「エーレはきっと、ずっとエーレなんですね」
「お前は変われ。だが変わるな」
「えぇ……」
忘却の中でなんとかマリヴェルと神殿が合流し、これから協力していけるか……と思ったタイミングで、襲撃によってエーレが死亡。
彼が抱えていた聖印の効果によって、神官長たちが記憶を取り戻したのは良かったですが、それゆえに聖女を守るために彼らは命を掛けることに。
やっとお父さんと呼べた神官長を置いて逃げざるを得なかったマリヴェルでしたが、彼女は諦めるつもりはなく。王子と共に身を捧げることで、神の奇跡によって全てを治めようとした。
……しかし、王子もまたそれをただ受け入れるだけの器ではなくて。
ハデルイ神の前で、マリヴェルを必要とする主張をしてくれて。ハデルイ神、マリヴェルを人形と呼び、愛する人の子を守るために彼女を砕こうとしたわけですが……。
かの神は確かに人を愛していた。強大な力を持つハデルイ神は、十一柱の神を喰らったエイネ・ロイアーであろうと滅ぼすことは可能だった。
しかし、それだけの力を得たエイネとぶつかれば、余波でアデウスの民は死んでしまう。人でありながらエイネは同胞を人質にして、それを神が見捨てられなかったという背景が書かれていたのは、エイネの周到さや神なりの愛とか感じる描写で良かったですねぇ。
そして一度死を迎え、残滓となってなおハデルイ神はいろいろと手を尽くしてくれていたのが良いですね……。
エーレも、死ぬつもりは無かったけど最悪に備えて呪いに近い聖印を刻んでいたわけですが……死が確定する前に、マリヴェルが贄となって開いたハデルイ神と対話する世界にかくまわれたことで、神による治療が間に合ったと。
愛する人の喪失を知ったことで、神殿勢がこれまでマリヴェルが自分を大切にしない、喪われる前提での物言いに傷ついていたんだぞ、と改めて釘を刺しつつ「自分の喪失でそれだけ絶望してくれたのは結構嬉しい」とか言っちゃうあたり、エーレも愛が重い。
エーレやルウィがその身を捧げ、共に人の理から少し外れることで、神の器となる運命から解き放たれたマリヴェル。まぁ始まりが「器」なので、そういう助力があっても全く「人」と同じという訳にもいかないようですが。
人の意志が起こした奇跡は、実に尊いものであったと思います。4巻で神官長たちが記憶を取り戻してくれたことと言い、これが見たかったんだよ……というのが見れる終盤の展開、実に良いですよね。
想えばこの物語は終始、人の想いによって紡がれてきてましたよね。神が存在する世界で、神術とかも色々存在はしていますけども。
エイネ・ロイアーこと初代聖女アリアドナ。
マリヴェルは彼女の過去を垣間見て、その想いの一端を知ってましたが……あくまで彼女の始まりもまた、人としての愛ゆえの暴走だったというのが何とも。

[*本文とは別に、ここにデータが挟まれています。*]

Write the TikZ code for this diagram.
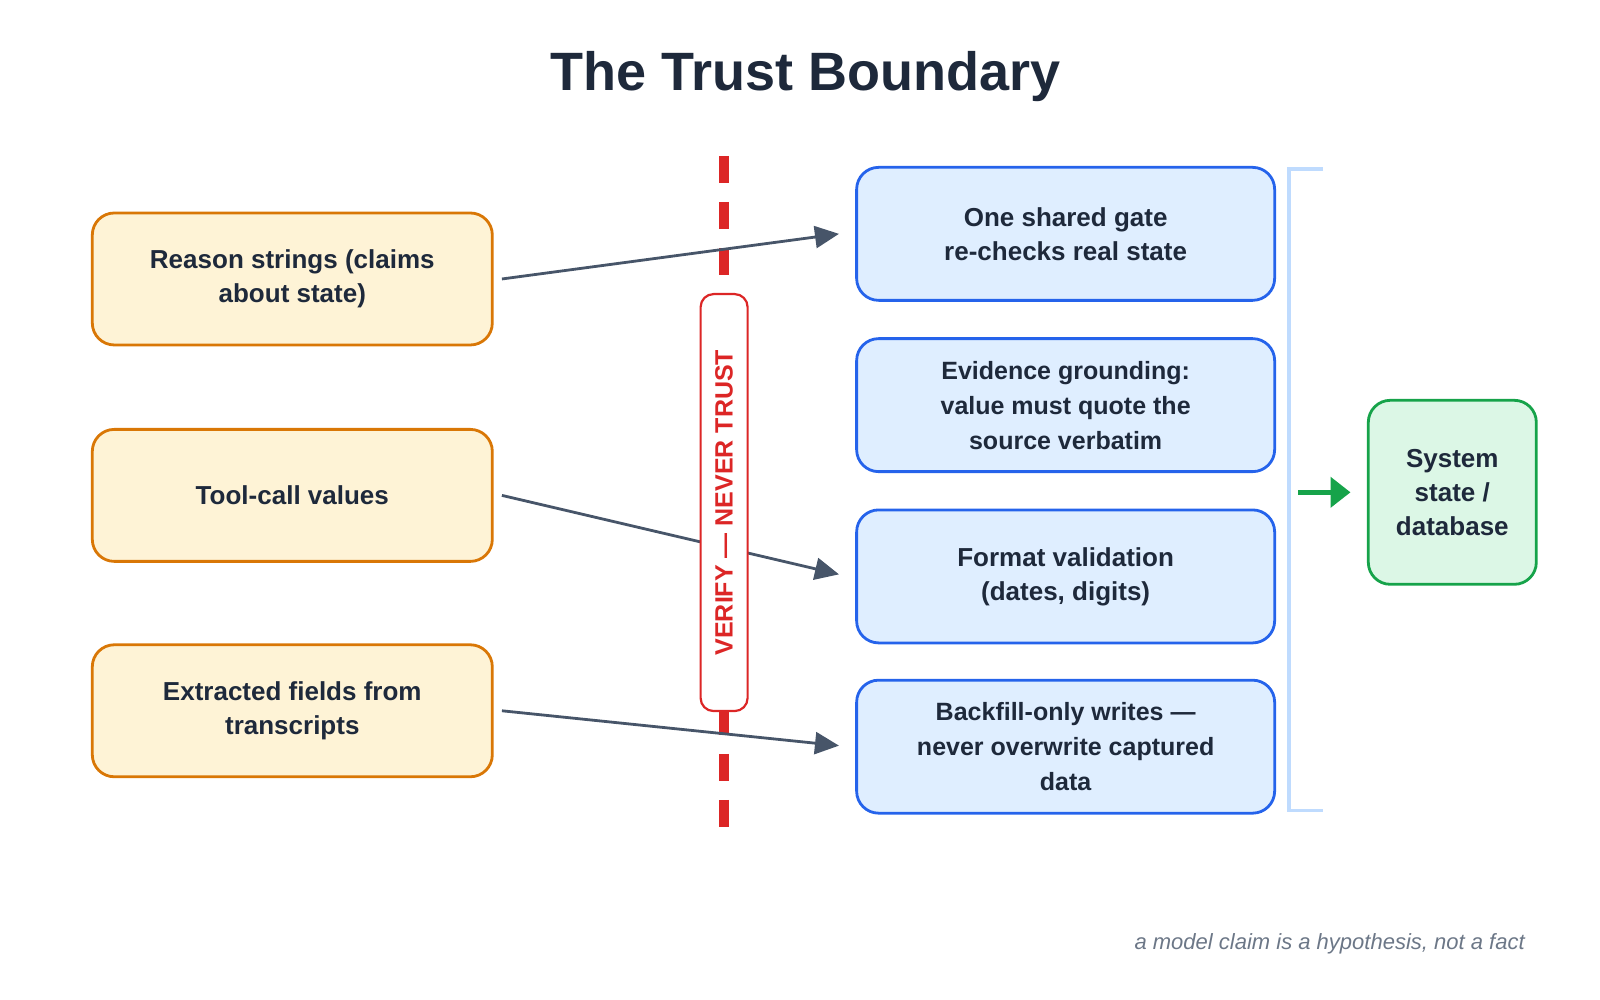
\documentclass[tikz,border=0pt]{standalone}
\usepackage{fontspec}
\setmainfont{Liberation Sans}
\usetikzlibrary{arrows.meta,calc}
\definecolor{ink}{HTML}{1E293B}
\definecolor{org}{HTML}{D97706}
\definecolor{orgf}{HTML}{FEF3D6}
\definecolor{blu}{HTML}{2563EB}
\definecolor{bluf}{HTML}{DFEEFF}
\definecolor{grn}{HTML}{16A34A}
\definecolor{grnf}{HTML}{DCF7E6}
\definecolor{red1}{HTML}{DC2626}
\definecolor{arr}{HTML}{475569}
\definecolor{brk}{HTML}{BFDBFE}
\begin{document}
\begin{tikzpicture}[x=1.0256pt,y=-1.0256pt,
 box/.style={rounded corners=22pt,line width=2.8pt,align=center,font=\fontsize{26}{34}\selectfont\bfseries,text=ink,inner sep=0pt},
 src/.style={box,draw=org,fill=orgf,minimum width=400pt,minimum height=132pt},
 chk/.style={box,draw=blu,fill=bluf,minimum width=418pt,minimum height=133pt},
 con/.style={draw=arr,line width=2.8pt,-{Triangle[length=24pt,width=22pt]}}]
\useasboundingbox (0,0) rectangle (1560,975);
\node[font=\fontsize{54}{58}\selectfont\bfseries,text=ink] (title) at (785,75) {The Trust Boundary};
\node[src] (s1) at (285,272) {Reason strings (claims\\about state)};
\node[src] (s2) at (285,483) {Tool-call values};
\node[src] (s3) at (285,693) {Extracted fields from\\transcripts};
\coordinate (l1) at (706,152); \coordinate (l2) at (706,818);
\draw[red1,line width=10pt,dash pattern=on 27pt off 19pt] (l1) -- (l2);
\node[chk] (c1) at (1039,228) {One shared gate\\re-checks real state};
\node[chk,font=\fontsize{25}{35}\selectfont\bfseries] (c2) at (1039,395) {Evidence grounding:\\value must quote the\\source verbatim};
\node[chk] (c3) at (1039,562) {Format validation\\(dates, digits)};
\node[chk,font=\fontsize{25}{35}\selectfont\bfseries] (c4) at (1039,728) {Backfill-only writes —\\never overwrite captured\\data};
\coordinate (t1) at (818,228); \coordinate (t3) at (818,560); \coordinate (t4) at (818,727);
\draw[con] (s1.east)++(8,0) coordinate (a1) -- (t1);
\draw[con] (s2.east)++(8,0) coordinate (a2) -- (t3);
\draw[con] (s3.east)++(8,0) coordinate (a3) -- (t4);
\node[draw=red1,fill=white,line width=2.2pt,rounded corners=13pt,rotate=90,minimum width=417pt,minimum height=47pt,inner sep=0pt,text=red1,font=\fontsize{25}{28}\selectfont\bfseries] (v) at (706,490) {VERIFY — NEVER TRUST};
\coordinate (b1) at (1290,165); \coordinate (b2) at (1257,165); \coordinate (b3) at (1257,790); \coordinate (b4) at (1290,790);
\draw[brk,line width=3.5pt] (b1) -- (b2) -- (b3) -- (b4);
\node[box,draw=grn,fill=grnf,minimum width=168pt,minimum height=184pt] (db) at (1416,480) {System\\state /\\database};
\coordinate (g1) at (1266,480);
\draw[grn,line width=4.5pt,-{Triangle[length=20pt,width=30pt]}] (g1) -- ($(db.west)+(-16,0)$);
\node[anchor=east,font=\fontsize{22}{26}\selectfont\itshape,text=arr!80] (note) at (1490,920) {a model claim is a hypothesis, not a fact};
\end{tikzpicture}
\end{document}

復讐という強い炎に突き動かされて、多くの犠牲を出したアリアドナを自分だったら許せはしないな……と思ってしまいますが。マリヴェルが最後、彼女と対話する時間を設けようとしていたのは、関心しちゃった。マリヴェル、なんだかんだ結構ちゃんと聖女やってるんですよね……。
エーレの呪いが伝播して記憶を取り戻した神兵たちが、マリヴェルを忘れたことに強い罪の意識を持ってるのも、彼らとしては苛まれ続ける悪夢みたいな感情でしょうけど、それだけマリヴェルを聖女として抱く神殿の一員としての意識がしっかりしてる、ということでしょうし。
アリアドナの策略によって北の隣国が攻めて来たのと、大樹が君臨しアデウス王都が壊滅状態に陥ったのは派手でしたけど。これだけの大騒動の終わりは、予想以上に穏やかなもので……神の愛によって守られたものも多く、悲劇的な別れで終わらず神官長との再会が叶ったのは本当に感動的でした。
……アリアドナによって歪められ続けた神殿ではありますが、マリヴェル就任の際に新体制を整えたのが多少は効いてましたかね。後始末に際してアリアドナ関連の情報は全て開示したみたいですし、このままという訳にはいかずある程度形を変える必要はあるだろうとされてましたが。……難工事であるのも確かで、先送りにされているのも無理はない。
全てが終わった後、これまで他国の聖女との交流を立っていたアデウスの聖女という厳しい立場になって、マリヴェル大変そうではありましたけど。それでも為すべきことを為してるのは偉い。
とある神殿関係者が「マリヴェルが脱走できてた頃は平和でしたね」とこぼして、あの頃みたいになれるように頑張りますと返したところ「脱走はするな」と真顔で返される一連の流れ、正直トップクラスに好き。